┌─ RAW RECORDS
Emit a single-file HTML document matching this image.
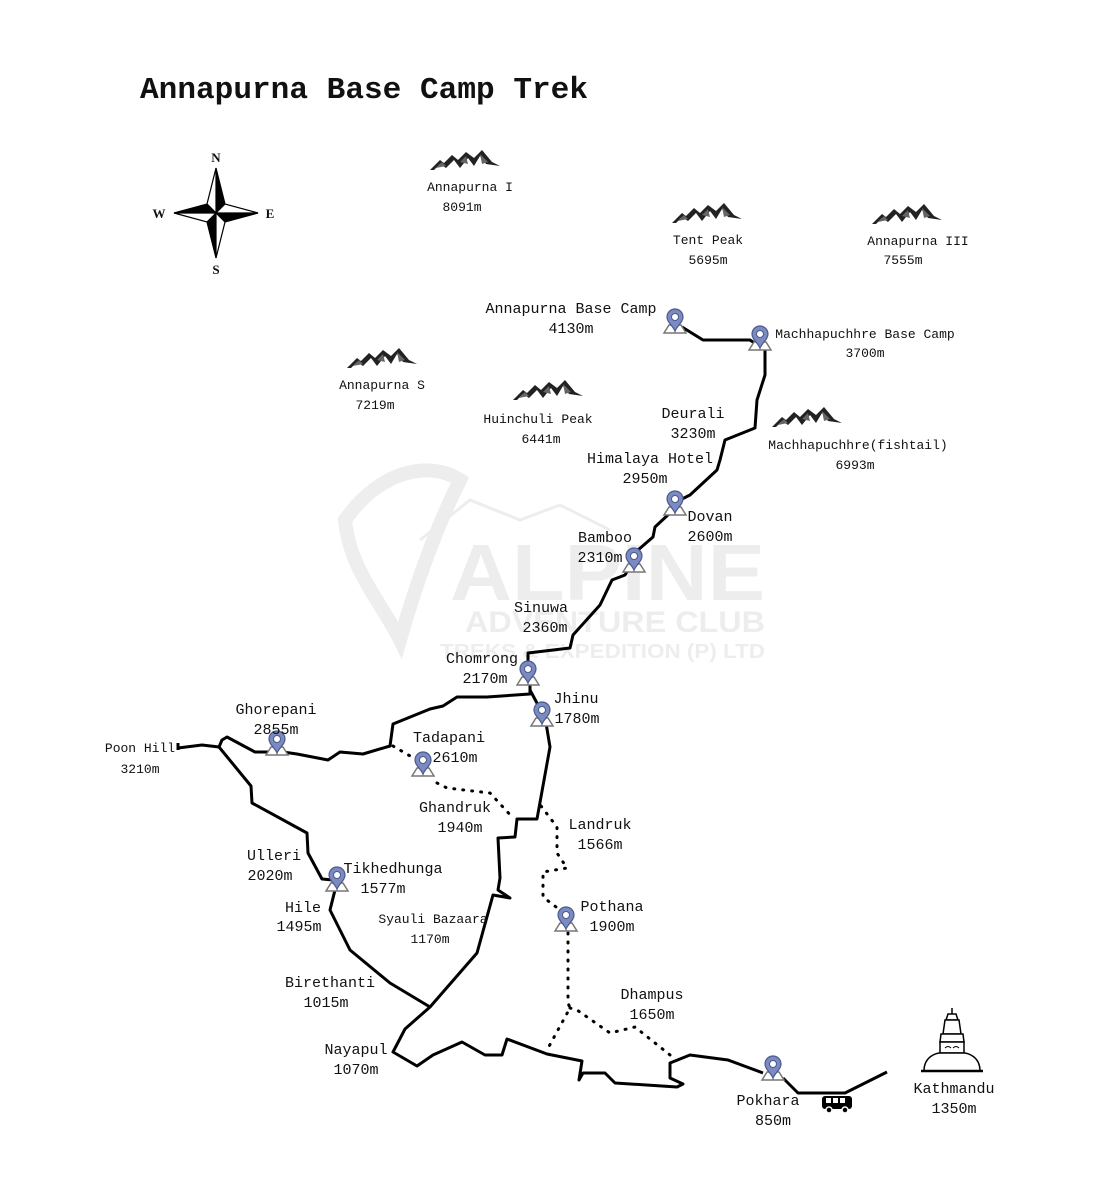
<!DOCTYPE html>
<html><head><meta charset="utf-8"><style>
html,body{margin:0;padding:0;background:#fff;}
svg{display:block;}
text{font-family:"Liberation Mono","DejaVu Sans Mono",monospace;fill:#111;}
.l{font-size:15px;text-anchor:middle;}
.s{font-size:13px;text-anchor:middle;}
</style></head><body>
<svg width="1100" height="1200" viewBox="0 0 1100 1200" xmlns="http://www.w3.org/2000/svg">
<defs>
<g id="pin">
<path d="M-11,12 L-6,4 L6,4 L11,12 Z" fill="#fff" stroke="#777" stroke-width="1.5"/>
<line x1="0" y1="4" x2="0" y2="12" stroke="#777" stroke-width="1.2"/>
<path d="M0,10 C-3,4 -8,1 -8,-4 A8,8 0 1 1 8,-4 C8,1 3,4 0,10 Z" fill="#7b8ac0" stroke="#4a5a8c" stroke-width="1.2"/>
<circle cx="0" cy="-4" r="3.5" fill="#fff" stroke="#4a5a8c" stroke-width="1"/>
</g>
<g id="mtn">
<path d="M0,20 L10,10 L14,13 L22,5 L28,10 L36,2 L44,8 L52,0 L62,12 L70,16 L56,14 L50,6 L44,16 L38,8 L30,18 L24,10 L16,18 L10,14 L4,20 Z" fill="#222"/>
<path d="M6,18 L12,12 L16,16 Z M30,12 L36,6 L38,14 Z M50,4 L58,12 L52,14 Z" fill="#666"/>
</g>
</defs>

<!-- watermark -->
<g opacity="0.09">
<path d="M345,520 C380,470 430,460 460,480 C440,520 420,570 400,640 C380,600 350,570 345,520 Z" fill="none" stroke="#444" stroke-width="14"/>
<path d="M420,540 L470,500 L520,520 L560,505 L610,530" fill="none" stroke="#444" stroke-width="3"/>
<text x="450" y="600" textLength="315" lengthAdjust="spacingAndGlyphs" style="font-family:'Liberation Sans',sans-serif;font-weight:bold;font-size:80px;fill:#444">ALPINE</text>
<text x="465" y="632" textLength="300" lengthAdjust="spacingAndGlyphs" style="font-family:'Liberation Sans',sans-serif;font-weight:bold;font-size:30px;fill:#444">ADVENTURE CLUB</text>
<text x="440" y="658" textLength="325" lengthAdjust="spacingAndGlyphs" style="font-family:'Liberation Sans',sans-serif;font-weight:bold;font-size:20px;fill:#444">TREKS &amp; EXPEDITION (P) LTD</text>
</g>

<text x="140" y="98" textLength="448" lengthAdjust="spacingAndGlyphs" style="font-size:31px;font-weight:bold;">Annapurna Base Camp Trek</text>

<!-- compass -->
<g transform="translate(216,213)" stroke="#000" stroke-width="1.2">
<path d="M0,-45 L9,-9 L0,0 Z" fill="#000"/><path d="M0,-45 L-9,-9 L0,0 Z" fill="#fff"/>
<path d="M42,0 L9,9 L0,0 Z" fill="#000"/><path d="M42,0 L9,-9 L0,0 Z" fill="#fff"/>
<path d="M0,45 L-9,9 L0,0 Z" fill="#000"/><path d="M0,45 L9,9 L0,0 Z" fill="#fff"/>
<path d="M-42,0 L-9,-9 L0,0 Z" fill="#000"/><path d="M-42,0 L-9,9 L0,0 Z" fill="#fff"/>
</g>
<g style="font-weight:bold;font-size:13px;" text-anchor="middle">
<text x="216" y="162" style="font-family:'Liberation Serif',serif">N</text>
<text x="216" y="274" style="font-family:'Liberation Serif',serif">S</text>
<text x="159" y="218" style="font-family:'Liberation Serif',serif">W</text>
<text x="270" y="218" style="font-family:'Liberation Serif',serif">E</text>
</g>

<!-- mountains -->
<use href="#mtn" x="430" y="150"/>
<use href="#mtn" x="672" y="203"/>
<use href="#mtn" x="872" y="204"/>
<use href="#mtn" x="347" y="348"/>
<use href="#mtn" x="513" y="380"/>
<use href="#mtn" x="772" y="407"/>

<!-- routes -->
<g fill="none" stroke="#000" stroke-width="3" stroke-linejoin="round">
<polyline points="682,327 703,340 750,340 765,350 765,375 757,400 755,428 725,440 720,460 717,470 690,495 680,500"/>
<polyline points="670,513 655,527 653,537 638,550 634,560 625,575 612,580 600,605 573,635 570,648 528,653 528,668"/>
<polyline points="530,684 530,694 487,697 457,697 443,706 430,709 393,724 390,746 363,754 340,752 328,760 297,754 283,752 255,752 227,737 222,740 219,747 202,745 178,748"/>
<polyline points="530,690 538,705"/>
<polyline points="219,747 251,786 252,803 307,833 308,853 322,879 333,880"/>
<polyline points="335,890 330,910 350,950 390,983 430,1007 405,1029 393,1052 417,1066 433,1055 462,1042 485,1055 502,1055 507,1039 547,1054 582,1061 579,1080 583,1073 605,1073 615,1083 677,1087 683,1084 670,1078 670,1063 690,1055 728,1060 763,1073"/>
<polyline points="783,1078 798,1093 845,1093 887,1072"/>
<polyline points="430,1007 477,953 493,895 510,898 498,890 500,878 498,838 515,837 517,819 537,819 550,747 546,723"/>
</g>
<line x1="178" y1="743" x2="178" y2="750" stroke="#000" stroke-width="3"/>
<g fill="none" stroke="#000" stroke-width="3" stroke-dasharray="1 8" stroke-linecap="round">
<polyline points="393,746 417,760"/>
<polyline points="437,783 447,788 490,793 513,818"/>
<polyline points="541,806 557,827 557,853 567,868 543,872 543,897 560,910"/>
<polyline points="568,933 568,1003 570,1008 547,1050"/>
<polyline points="570,1008 577,1010 610,1033 635,1027 670,1055"/>
</g>

<!-- pins -->
<use href="#pin" x="675" y="321"/>
<use href="#pin" x="760" y="338"/>
<use href="#pin" x="675" y="503"/>
<use href="#pin" x="634" y="560"/>
<use href="#pin" x="528" y="673"/>
<use href="#pin" x="542" y="714"/>
<use href="#pin" x="277" y="743"/>
<use href="#pin" x="423" y="764"/>
<use href="#pin" x="337" y="879"/>
<use href="#pin" x="566" y="919"/>
<use href="#pin" x="773" y="1068"/>

<!-- bus -->
<g transform="translate(822,1096)">
<rect x="0" y="0" width="30" height="13" rx="3" fill="#000"/>
<rect x="4" y="2" width="5" height="5" fill="#fff"/><rect x="11" y="2" width="5" height="5" fill="#fff"/><rect x="18" y="2" width="5" height="5" fill="#fff"/>
<circle cx="7" cy="14" r="3" fill="#000" stroke="#fff" stroke-width="1.5"/><circle cx="23" cy="14" r="3" fill="#000" stroke="#fff" stroke-width="1.5"/>
</g>

<!-- stupa -->
<g transform="translate(952,1008)" stroke="#000" fill="#fff" stroke-width="1.5">
<line x1="0" y1="0" x2="0" y2="6"/>
<path d="M-4,6 L4,6 L6,12 L-6,12 Z"/>
<path d="M-7,12 L7,12 L9,26 L-9,26 Z"/>
<path d="M-11,26 L11,26 L12,34 L-12,34 Z"/>
<rect x="-12" y="34" width="24" height="11"/>
<path d="M-7,40 Q-4,37 -1,40 M1,40 Q4,37 7,40" stroke-width="1"/>
<path d="M-28,63 C-28,48 -15,45 -12,45 L12,45 C15,45 28,48 28,63 Z"/>
<line x1="-31" y1="63" x2="31" y2="63" stroke-width="2.5"/>
</g>

<!-- labels -->
<text class="s" x="470" y="191">Annapurna I</text><text class="s" x="462" y="211">8091m</text>
<text class="s" x="708" y="244">Tent Peak</text><text class="s" x="708" y="264">5695m</text>
<text class="s" x="918" y="245">Annapurna III</text><text class="s" x="903" y="264">7555m</text>
<text class="s" x="382" y="389">Annapurna S</text><text class="s" x="375" y="409">7219m</text>
<text class="s" x="538" y="423">Huinchuli Peak</text><text class="s" x="541" y="443">6441m</text>
<text class="s" x="858" y="449">Machhapuchhre(fishtail)</text><text class="s" x="855" y="469">6993m</text>
<text class="l" x="571" y="313">Annapurna Base Camp</text><text class="l" x="571" y="333">4130m</text>
<text class="s" x="865" y="338">Machhapuchhre Base Camp</text><text class="s" x="865" y="357">3700m</text>
<text class="l" x="693" y="418">Deurali</text><text class="l" x="693" y="438">3230m</text>
<text class="l" x="650" y="463">Himalaya Hotel</text><text class="l" x="645" y="483">2950m</text>
<text class="l" x="710" y="521">Dovan</text><text class="l" x="710" y="541">2600m</text>
<text class="l" x="605" y="542">Bamboo</text><text class="l" x="600" y="562">2310m</text>
<text class="l" x="541" y="612">Sinuwa</text><text class="l" x="545" y="632">2360m</text>
<text class="l" x="482" y="663">Chomrong</text><text class="l" x="485" y="683">2170m</text>
<text class="l" x="576" y="703">Jhinu</text><text class="l" x="577" y="723">1780m</text>
<text class="l" x="276" y="714">Ghorepani</text><text class="l" x="276" y="734">2855m</text>
<text class="s" x="140" y="752">Poon Hill</text><text class="s" x="140" y="773">3210m</text>
<text class="l" x="449" y="742">Tadapani</text><text class="l" x="455" y="762">2610m</text>
<text class="l" x="455" y="812">Ghandruk</text><text class="l" x="460" y="832">1940m</text>
<text class="l" x="600" y="829">Landruk</text><text class="l" x="600" y="849">1566m</text>
<text class="l" x="274" y="860">Ulleri</text><text class="l" x="270" y="880">2020m</text>
<text class="l" x="393" y="873">Tikhedhunga</text><text class="l" x="383" y="893">1577m</text>
<text class="l" x="303" y="912">Hile</text><text class="l" x="299" y="931">1495m</text>
<text class="s" x="433" y="923">Syauli Bazaara</text><text class="s" x="430" y="943">1170m</text>
<text class="l" x="612" y="911">Pothana</text><text class="l" x="612" y="931">1900m</text>
<text class="l" x="330" y="987">Birethanti</text><text class="l" x="326" y="1007">1015m</text>
<text class="l" x="652" y="999">Dhampus</text><text class="l" x="652" y="1019">1650m</text>
<text class="l" x="356" y="1054">Nayapul</text><text class="l" x="356" y="1074">1070m</text>
<text class="l" x="768" y="1105">Pokhara</text><text class="l" x="773" y="1125">850m</text>
<text class="l" x="954" y="1093">Kathmandu</text><text class="l" x="954" y="1113">1350m</text>
</svg>
</body></html>
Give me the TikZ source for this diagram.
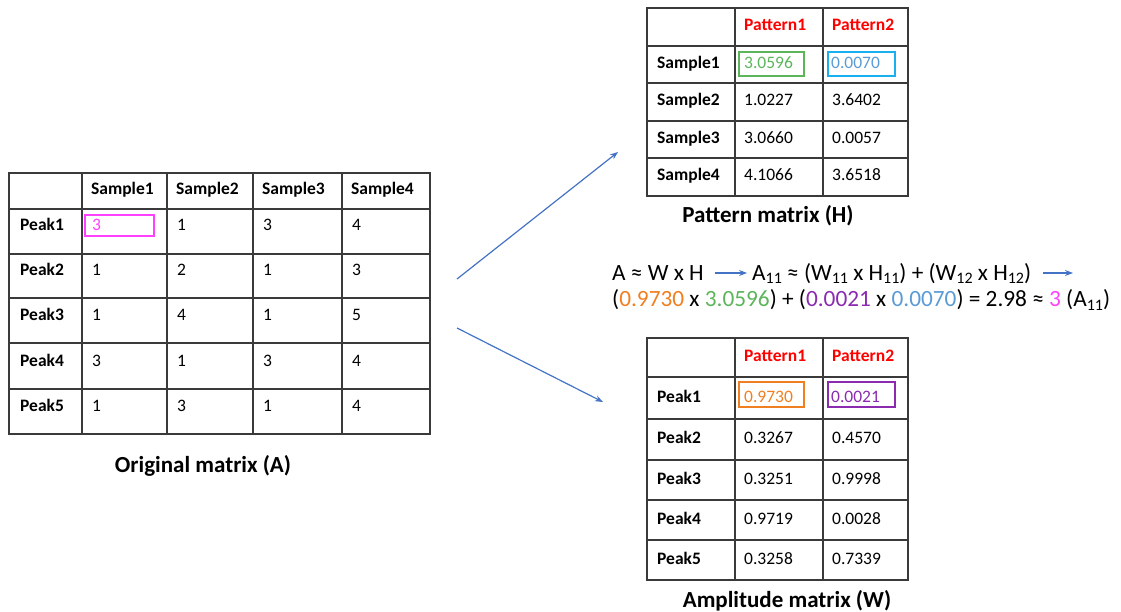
\documentclass[tikz,border=0pt]{standalone}
\usepackage{fontspec}
\setmainfont{Carlito}
\usetikzlibrary{arrows.meta}
\definecolor{arrowblue}{HTML}{4472C4}
\definecolor{gridc}{HTML}{3A3A3A}
\definecolor{pinkc}{HTML}{FF40FF}
\definecolor{greenc}{HTML}{5DB55B}
\definecolor{bluebox}{HTML}{1AB0F0}
\definecolor{bluetext}{HTML}{5B9BD5}
\definecolor{orangec}{HTML}{F07F22}
\definecolor{purplec}{HTML}{8A2BB0}
\definecolor{redc}{HTML}{FF0000}
\newcommand{\lsub}[1]{\raisebox{-0.35ex}{\fontsize{16}{16}\selectfont #1}}
\begin{document}
\begin{tikzpicture}[x=1pt,y=-1pt,
  grid/.style={draw=gridc,line width=1.4pt},
  hd/.style={anchor=base west,inner sep=0pt,font=\fontsize{17.5}{20}\selectfont\bfseries},
  val/.style={anchor=base west,inner sep=0pt,font=\fontsize{17.5}{20}\selectfont},
  ttl/.style={anchor=base,inner sep=0pt,font=\fontsize{23}{26}\selectfont\bfseries},
  eq/.style={anchor=base west,inner sep=0pt,font=\fontsize{23.3}{26}\selectfont},
  hlbox/.style={line width=1.2pt},
  arr/.style={draw=arrowblue,line width=1.2pt,-{Stealth[length=8pt,width=6pt]}}]
\useasboundingbox (0,0) rectangle (1121,612);
% ---------- Table A ----------
\foreach \x in {82,167,253,342} \draw[grid] (\x,173) -- (\x,434);
\foreach \y in {209,254,298,343,389} \draw[grid] (9,\y) -- (430,\y);
\draw[grid] (9,173) rectangle (430,434);
\foreach \c/\x in {1/91,2/176,3/262,4/351}
  \node[hd] (a-h-\c) at (\x,195) {Sample\c};
\foreach \r/\y/\va/\vb/\vc/\vd in {1/231/3/1/3/4,2/276/1/2/1/3,3/320/1/4/1/5,4/366/3/1/3/4,5/411/1/3/1/4}{
  \node[hd] (a-\r-0) at (20,\y) {Peak\r};
  \ifnum\r=1
    \node[val,text=pinkc] (a-\r-1) at (92,\y) {\va};
  \else
    \node[val] (a-\r-1) at (92,\y) {\va};
  \fi
  \node[val] (a-\r-2) at (177,\y) {\vb};
  \node[val] (a-\r-3) at (263,\y) {\vc};
  \node[val] (a-\r-4) at (352,\y) {\vd};
}
\draw[hlbox,draw=pinkc] (85,215) rectangle (154,236);
\node[ttl] (ta) at (203,472) {Original matrix (A)};
% ---------- Table H ----------
\foreach \x in {735,823} \draw[grid] (\x,8) -- (\x,196);
\foreach \y in {46,83,121,158} \draw[grid] (647,\y) -- (908,\y);
\draw[grid] (647,8) rectangle (908,196);
\node[hd,text=redc] (h-h-1) at (744,31) {Pattern1};
\node[hd,text=redc] (h-h-2) at (832,31) {Pattern2};
\foreach \r/\y/\va/\vb in {1/68.5/3.0596/0.0070,2/106/1.0227/3.6402,3/143.5/3.0660/0.0057,4/181/4.1066/3.6518}{
  \node[hd] (h-\r-0) at (657,\y) {Sample\r};
  \ifnum\r=1
    \node[val,text=greenc] (h-\r-1) at (744,\y) {\va};
    \node[val,text=bluetext] (h-\r-2) at (831,\y) {\vb};
  \else
    \node[val] (h-\r-1) at (744,\y) {\va};
    \node[val] (h-\r-2) at (832,\y) {\vb};
  \fi
}
\draw[hlbox,draw=greenc] (739,52) rectangle (804,76);
\draw[hlbox,draw=bluebox] (828,52) rectangle (895,76);
\node[ttl] (th) at (768,223) {Pattern matrix (H)};
% ---------- Table W ----------
\foreach \x in {735,823} \draw[grid] (\x,338) -- (\x,580);
\foreach \y in {377,419,460,500,540} \draw[grid] (647,\y) -- (908,\y);
\draw[grid] (647,338) rectangle (908,580);
\node[hd,text=redc] (w-h-1) at (744,361.5) {Pattern1};
\node[hd,text=redc] (w-h-2) at (832,361.5) {Pattern2};
\foreach \r/\y/\va/\vb in {1/402/0.9730/0.0021,2/443.5/0.3267/0.4570,3/484/0.3251/0.9998,4/524/0.9719/0.0028,5/564/0.3258/0.7339}{
  \node[hd] (w-\r-0) at (657,\y) {Peak\r};
  \ifnum\r=1
    \node[val,text=orangec] (w-\r-1) at (744,\y) {\va};
    \node[val,text=purplec] (w-\r-2) at (831,\y) {\vb};
  \else
    \node[val] (w-\r-1) at (744,\y) {\va};
    \node[val] (w-\r-2) at (832,\y) {\vb};
  \fi
}
\draw[hlbox,draw=orangec] (739,382) rectangle (804,407);
\draw[hlbox,draw=purplec] (828,382) rectangle (895,407);
\node[ttl] (tw) at (787,607) {Amplitude matrix (W)};
% ---------- Main arrows ----------
\coordinate (up-s) at (457,279);
\coordinate (up-e) at (618,152);
\coordinate (dn-s) at (457,328);
\coordinate (dn-e) at (603,402);
\draw[arr] (up-s) -- (up-e);
\draw[arr] (dn-s) -- (dn-e);
% ---------- Equation ----------
\node[eq] (eq1a) at (612,280) {A ≈ W x H};
\node[eq] (eq1b) at (752,280) {A\lsub{11} ≈ (W\lsub{11} x H\lsub{11}) + (W\lsub{12} x H\lsub{12})};
\coordinate (eqend) at (1073,273);
\draw[arr,shorten <=11pt,shorten >=5pt] (eq1a.east |- eqend) -- (eq1b.west |- eqend);
\draw[arr,shorten <=12pt] (eq1b.east |- eqend) -- (eqend);
\node[eq] (eq2) at (612,306.5) {(\textcolor{orangec}{0.9730} x \textcolor{greenc}{3.0596}) + (\textcolor{purplec}{0.0021} x \textcolor{bluetext}{0.0070}) = 2.98 ≈ \textcolor{pinkc}{3} (A\lsub{11})};
\end{tikzpicture}
\end{document}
└─
■ OBJECTIVE
State, as a number only, how many lines in the entries include "this".

■ RESULT OF THE EXERCISE
2